** Begin DATA SUPPLIED **

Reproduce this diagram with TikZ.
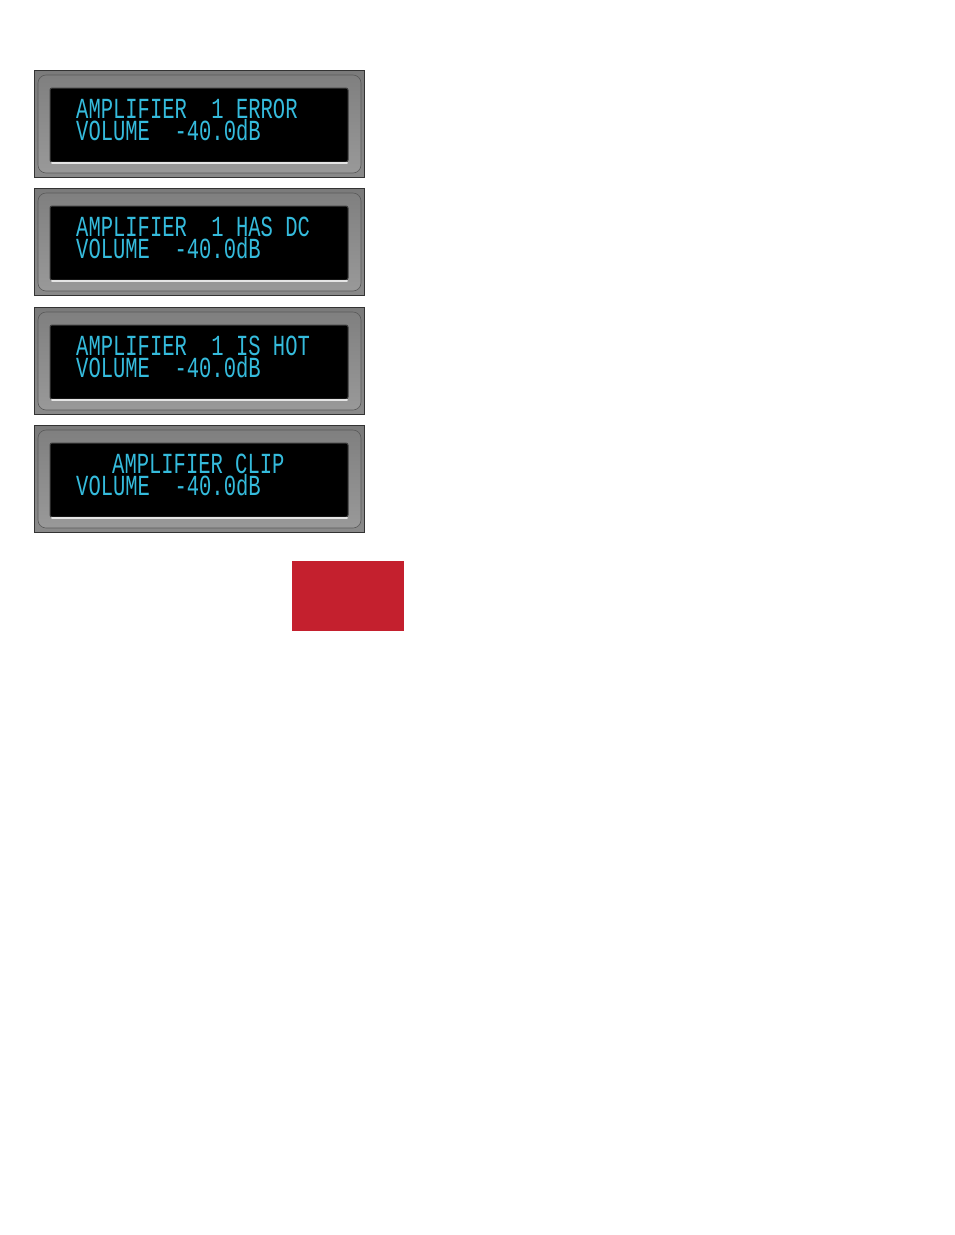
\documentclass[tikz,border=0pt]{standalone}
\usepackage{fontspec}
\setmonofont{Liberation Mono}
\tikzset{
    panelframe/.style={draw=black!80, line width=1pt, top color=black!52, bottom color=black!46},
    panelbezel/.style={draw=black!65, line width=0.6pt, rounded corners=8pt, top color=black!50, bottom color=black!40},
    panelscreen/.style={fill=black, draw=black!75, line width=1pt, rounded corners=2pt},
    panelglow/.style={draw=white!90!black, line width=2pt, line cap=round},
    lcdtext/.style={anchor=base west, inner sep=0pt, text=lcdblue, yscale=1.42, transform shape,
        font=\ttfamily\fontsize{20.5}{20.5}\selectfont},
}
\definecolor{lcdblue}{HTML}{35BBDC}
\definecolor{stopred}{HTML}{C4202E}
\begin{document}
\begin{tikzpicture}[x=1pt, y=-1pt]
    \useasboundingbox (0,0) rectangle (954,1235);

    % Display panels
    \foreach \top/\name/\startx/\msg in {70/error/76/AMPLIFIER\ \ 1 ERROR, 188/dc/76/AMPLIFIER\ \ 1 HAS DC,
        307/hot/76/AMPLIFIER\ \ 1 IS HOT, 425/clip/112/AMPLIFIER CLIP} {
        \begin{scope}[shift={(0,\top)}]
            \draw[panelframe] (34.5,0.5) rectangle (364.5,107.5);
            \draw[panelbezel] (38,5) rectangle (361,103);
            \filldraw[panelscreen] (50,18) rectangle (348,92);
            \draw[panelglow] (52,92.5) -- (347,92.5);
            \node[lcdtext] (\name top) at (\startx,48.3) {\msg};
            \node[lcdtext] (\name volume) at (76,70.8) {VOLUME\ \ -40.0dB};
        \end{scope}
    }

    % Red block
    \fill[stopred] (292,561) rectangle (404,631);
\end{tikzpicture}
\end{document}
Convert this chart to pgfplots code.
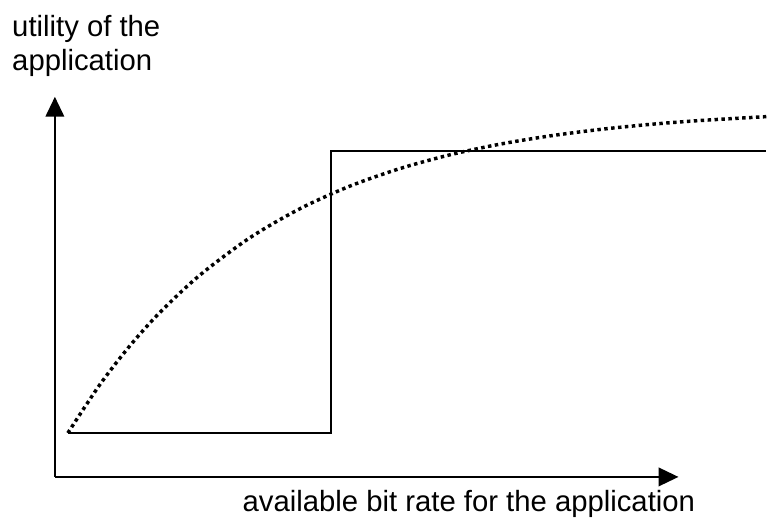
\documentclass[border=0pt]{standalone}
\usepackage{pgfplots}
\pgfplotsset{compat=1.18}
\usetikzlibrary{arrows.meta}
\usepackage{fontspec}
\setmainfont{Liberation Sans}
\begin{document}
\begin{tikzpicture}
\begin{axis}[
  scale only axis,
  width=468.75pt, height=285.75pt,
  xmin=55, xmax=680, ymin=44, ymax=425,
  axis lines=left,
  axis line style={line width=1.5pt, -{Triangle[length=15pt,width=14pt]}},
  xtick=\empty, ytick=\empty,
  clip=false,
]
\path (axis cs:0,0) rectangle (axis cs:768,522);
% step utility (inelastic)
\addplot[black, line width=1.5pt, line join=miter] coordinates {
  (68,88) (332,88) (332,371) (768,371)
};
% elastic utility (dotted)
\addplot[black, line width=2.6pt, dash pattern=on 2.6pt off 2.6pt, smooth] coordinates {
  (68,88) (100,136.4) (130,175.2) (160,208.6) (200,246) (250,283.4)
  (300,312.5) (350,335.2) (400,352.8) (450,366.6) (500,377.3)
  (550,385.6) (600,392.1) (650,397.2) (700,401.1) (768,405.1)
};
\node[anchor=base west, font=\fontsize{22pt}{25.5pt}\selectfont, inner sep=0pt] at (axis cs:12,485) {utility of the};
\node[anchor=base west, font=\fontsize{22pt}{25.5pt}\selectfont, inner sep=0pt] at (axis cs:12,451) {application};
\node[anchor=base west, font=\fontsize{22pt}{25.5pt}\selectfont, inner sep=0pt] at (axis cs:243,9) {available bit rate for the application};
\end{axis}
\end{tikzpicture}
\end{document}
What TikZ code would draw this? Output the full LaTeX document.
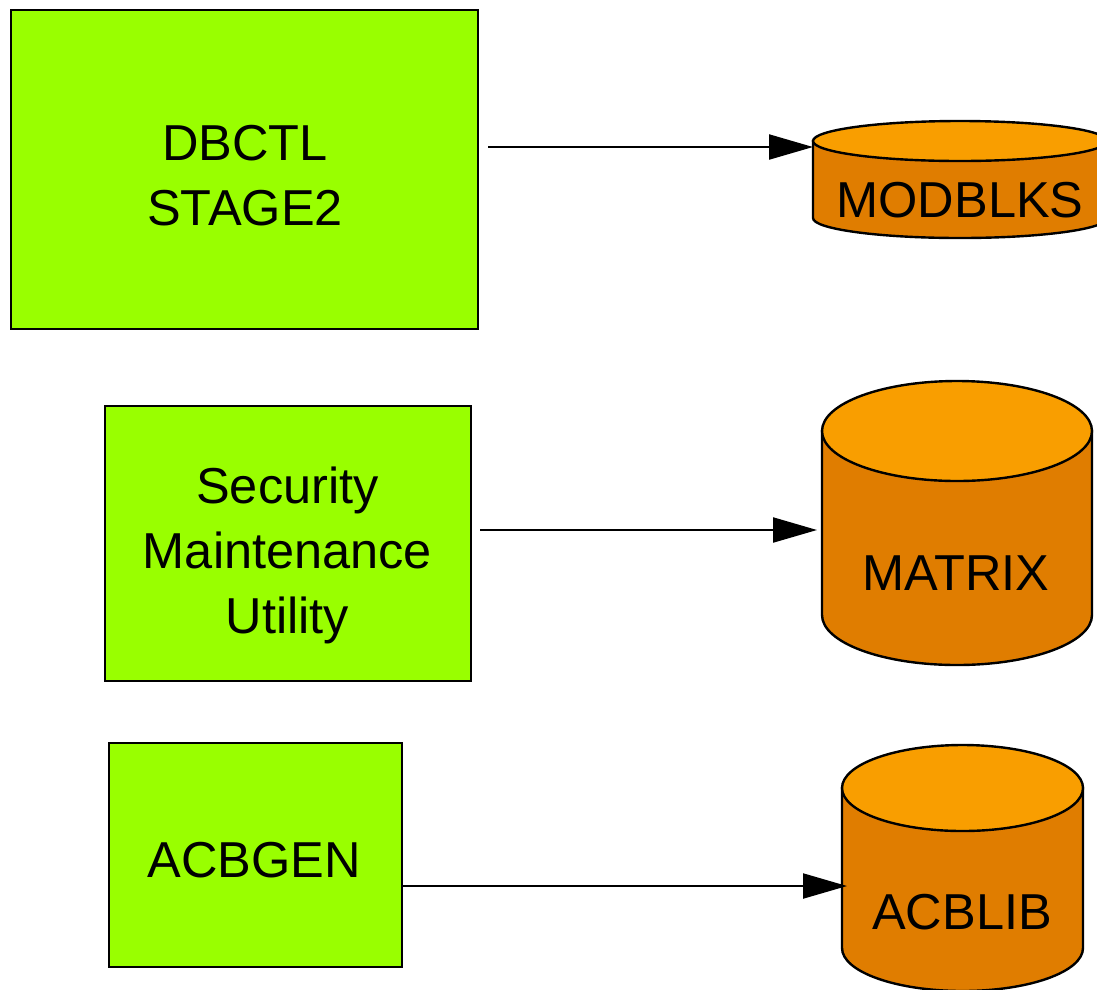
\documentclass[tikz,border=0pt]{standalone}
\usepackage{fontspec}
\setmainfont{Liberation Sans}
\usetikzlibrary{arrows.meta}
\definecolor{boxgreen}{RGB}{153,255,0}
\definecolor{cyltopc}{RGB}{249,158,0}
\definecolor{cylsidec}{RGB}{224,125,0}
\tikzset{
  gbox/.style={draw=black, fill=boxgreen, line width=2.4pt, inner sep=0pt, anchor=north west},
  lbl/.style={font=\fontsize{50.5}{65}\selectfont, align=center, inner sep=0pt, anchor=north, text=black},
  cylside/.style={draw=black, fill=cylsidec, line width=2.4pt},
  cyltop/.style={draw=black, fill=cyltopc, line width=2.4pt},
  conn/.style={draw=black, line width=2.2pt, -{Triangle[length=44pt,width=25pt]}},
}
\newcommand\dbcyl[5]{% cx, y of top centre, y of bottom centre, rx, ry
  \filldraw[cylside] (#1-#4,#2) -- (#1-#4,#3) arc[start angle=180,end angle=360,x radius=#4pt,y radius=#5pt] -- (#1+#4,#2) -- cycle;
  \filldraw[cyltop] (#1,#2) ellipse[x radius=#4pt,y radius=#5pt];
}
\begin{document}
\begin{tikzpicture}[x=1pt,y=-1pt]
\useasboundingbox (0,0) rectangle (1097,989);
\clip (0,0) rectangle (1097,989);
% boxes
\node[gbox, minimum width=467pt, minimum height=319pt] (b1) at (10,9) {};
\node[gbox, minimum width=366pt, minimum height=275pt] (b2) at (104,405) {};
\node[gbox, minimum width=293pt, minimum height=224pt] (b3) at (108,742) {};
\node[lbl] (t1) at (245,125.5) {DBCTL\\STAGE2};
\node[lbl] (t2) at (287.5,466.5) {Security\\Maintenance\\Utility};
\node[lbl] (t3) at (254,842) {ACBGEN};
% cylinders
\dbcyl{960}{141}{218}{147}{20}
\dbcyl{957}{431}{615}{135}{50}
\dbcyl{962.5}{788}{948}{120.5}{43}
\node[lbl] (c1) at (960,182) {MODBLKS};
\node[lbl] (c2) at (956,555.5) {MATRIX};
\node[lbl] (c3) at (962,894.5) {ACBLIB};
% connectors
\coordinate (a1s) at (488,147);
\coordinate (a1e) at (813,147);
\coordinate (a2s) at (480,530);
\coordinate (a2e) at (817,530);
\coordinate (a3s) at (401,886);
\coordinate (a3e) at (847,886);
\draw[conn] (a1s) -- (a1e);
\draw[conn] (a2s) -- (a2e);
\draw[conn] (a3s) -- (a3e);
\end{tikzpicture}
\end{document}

** End DATA SUPPLIED **

Look through the entries above. Extract each line with the word "this".

Reproduce this diagram with TikZ.
Convert this chart to pgfplots code.
What TikZ code would draw this? Output the full LaTeX document.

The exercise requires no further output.